In The Green Archetypal Field, Stephen Morrissey traces the origin of his becoming a poet back to the single most significant event of his life – the death of his father (following unsuccessful heart surgery in Boston), when Morrisey was six years old. Suddenly thrust into the role of a “latchkey child” in a single-parent household in which his father was never mentioned, Morrissey’s profound grief and loss went unaddressed, and was therefore unabated.

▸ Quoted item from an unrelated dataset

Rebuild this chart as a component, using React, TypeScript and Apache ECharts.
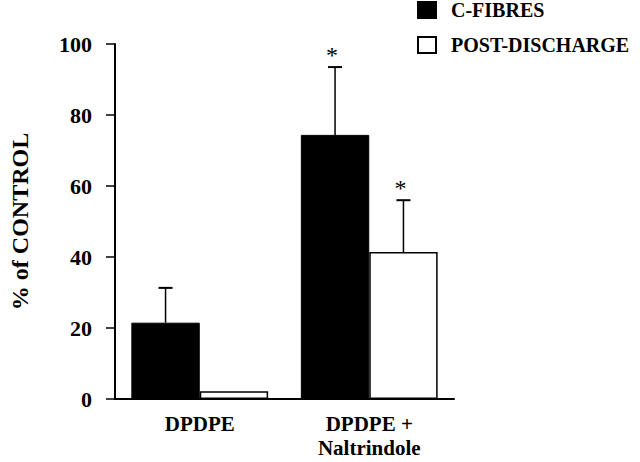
import React, { useEffect, useRef } from "react";
import * as echarts from "echarts";

const categories = ["DPDPE", "DPDPE +\nNaltrindole"];
const seriesNames = ["C-FIBRES", "POST-DISCHARGE"];
const cFibres = [21.5, 74.4];
const postDischarge = [2.2, 41.4];
const cFibresErrTop = [31.3, 93.5];
const postDischargeErrTop = [null, 56];
const cFibresSig = [false, true];
const postDischargeSig = [false, true];
const yTicks = { min: 0, max: 100, interval: 20 };

const FONT = "Liberation Serif";
const CAT_GAP = 0.193;

export default function App() {
  const ref = useRef<HTMLDivElement>(null);
  useEffect(() => {
    const chart = echarts.init(ref.current!, null, { renderer: "svg" });

    const errData: any[] = [];
    cFibres.forEach((v, i) => {
      if (cFibresErrTop[i] != null) errData.push([i, v, cFibresErrTop[i], -1, cFibresSig[i] ? 1 : 0]);
    });
    postDischarge.forEach((v, i) => {
      if (postDischargeErrTop[i] != null) errData.push([i, v, postDischargeErrTop[i], 1, postDischargeSig[i] ? 1 : 0]);
    });

    const option: any = {
      animation: false,
      backgroundColor: "#ffffff",
      textStyle: { fontFamily: FONT },
      legend: {
        orient: "vertical",
        left: 417,
        top: 0,
        padding: 0,
        itemWidth: 18,
        itemHeight: 16,
        itemGap: 15,
        icon: "rect",
        data: seriesNames,
        textStyle: {
          fontFamily: FONT,
          fontWeight: "bold",
          fontSize: 20,
          color: "#000",
          padding: [0, 0, 0, 10],
        },
      },
      grid: { left: 102, right: 186, top: 44, bottom: 63 },
      xAxis: {
        type: "category",
        data: categories,
        axisLine: { lineStyle: { color: "#000", width: 2 } },
        axisTick: { alignWithLabel: true, length: 7, lineStyle: { color: "#000", width: 1.5 } },
        axisLabel: {
          color: "#000",
          fontFamily: FONT,
          fontWeight: "bold",
          fontSize: 21,
          margin: 13,
          lineHeight: 24,
        },
      },
      yAxis: {
        type: "value",
        min: yTicks.min,
        max: yTicks.max,
        interval: yTicks.interval,
        name: "% of CONTROL",
        nameLocation: "middle",
        nameGap: 83,
        nameTextStyle: { color: "#000", fontFamily: FONT, fontWeight: "bold", fontSize: 24 },
        splitLine: { show: false },
        axisLine: { show: true, lineStyle: { color: "#000", width: 2 } },
        axisTick: { show: true, length: 9, lineStyle: { color: "#000", width: 1.5 } },
        axisLabel: { color: "#000", fontFamily: FONT, fontWeight: "bold", fontSize: 22, margin: 23 },
      },
      series: [
        {
          name: seriesNames[0],
          type: "bar",
          data: cFibres,
          barGap: "0%",
          barCategoryGap: CAT_GAP * 100 + "%",
          itemStyle: { color: "#000", borderColor: "#000", borderWidth: 1 },
        },
        {
          name: seriesNames[1],
          type: "bar",
          data: postDischarge,
          barGap: "0%",
          barCategoryGap: CAT_GAP * 100 + "%",
          itemStyle: { color: "#fff", borderColor: "#000", borderWidth: 1.5 },
        },
        {
          type: "custom",
          data: errData,
          z: 5,
          renderItem: (params: any, api: any) => {
            const cat = api.value(0);
            const low = api.value(1);
            const high = api.value(2);
            const side = api.value(3);
            const sig = api.value(4);
            const band = api.size([1, 0])[0];
            const barW = (band * (1 - CAT_GAP)) / 2;
            const base = api.coord([cat, low]);
            const top = api.coord([cat, high]);
            const x = base[0] + side * barW / 2;
            const cap = 7;
            const children: any[] = [
              { type: "line", shape: { x1: x, y1: base[1], x2: x, y2: top[1] }, style: { stroke: "#000", lineWidth: 1.5 } },
              { type: "line", shape: { x1: x - cap, y1: top[1], x2: x + cap, y2: top[1] }, style: { stroke: "#000", lineWidth: 2 } },
            ];
            if (sig) {
              children.push({
                type: "text",
                style: {
                  x: x - 3,
                  y: top[1] - 12,
                  text: "*",
                  fill: "#000",
                  fontFamily: FONT,
                  fontSize: 24,
                  align: "center",
                  verticalAlign: "middle",
                },
              });
            }
            return { type: "group", children };
          },
        },
      ],
    };
    chart.setOption(option);
    return () => chart.dispose();
  }, []);
  return <div ref={ref} style={{ position: "absolute", left: 0, top: 0, width: 640, height: 462 }} />;
}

“For some of us there is a single moment when our lives changed radically, when life is reconfigured,” he writes in a chapter entitled The Great Reconfiguration. “Life is one thing, and then, a moment later it is something else… Almost every aspect – I believe every aspect – of my existence was changed into something other than what it had been only seconds before my father’s death.”
Forced at a young age to confront the “impermanence and insecurity” of life, it was only as a result of beginning to write poetry in his teens that Morrissey found a way of both processing and articulating his unresolved grief and trauma. Although he didn’t know it at the time, the course of his future life as a poet had been set. Poetry, he points out, is a calling. “No real poet ever decided to be a poet, it doesn’t work that way.”
Morrissey’s calling to write ‘confessional poetry’ specifically, was bolstered as a result of reading an interview with the American poet Allan Ginsberg, which was published in The Montreal Star in 1967. “Scribble down your nakedness,” Ginsberg advised. “Be prepared to stand naked, because most often it is this nakedness that the reader finds most interesting.”
Although writing confessional poetry often necessitates what Morrissey calls “a journey into darkness”, he believes that “if the poet has the courage, it is also a place of great creativity, of revealing what has been hidden or disguised… [of] meeting one’s shadow, the rejected and dark aspect of our inner being; it is a journey to selfhood.” Ideally, that journey will lead towards “wholeness.”
Central to his life and his work is Stephen Morrissey’s sense of himself as a Montreal poet – as opposed to a poet from any other place.
“Poetry returns us to place; poetry explores place, it extols the humanity of place over the anonymity of the contemporary and soulless built environment,” he writes. “Without identifying with a specific place there is a levelling off and diminishment of what makes us human; there is the emergence, as we see in the world today, of a dehumanized global society.”
Fifty years of reading, thinking about, and writing poetry have convinced Stephen Morrissey that “We go to poetry with nothing to say, or we go to poetry with something to say that is not necessarily what we end up saying, but in either case we find our voice, we find an authentic expression of what the soul wants to say, and this is poetry.”
June 6, 2022
About the reviewer: A native of Montreal, Cynthia Coristine currently lives in Ottawa. She is the co-author, with Ian Browness, of From Griffintown to the Square Mile: The Life James Coristine (2009).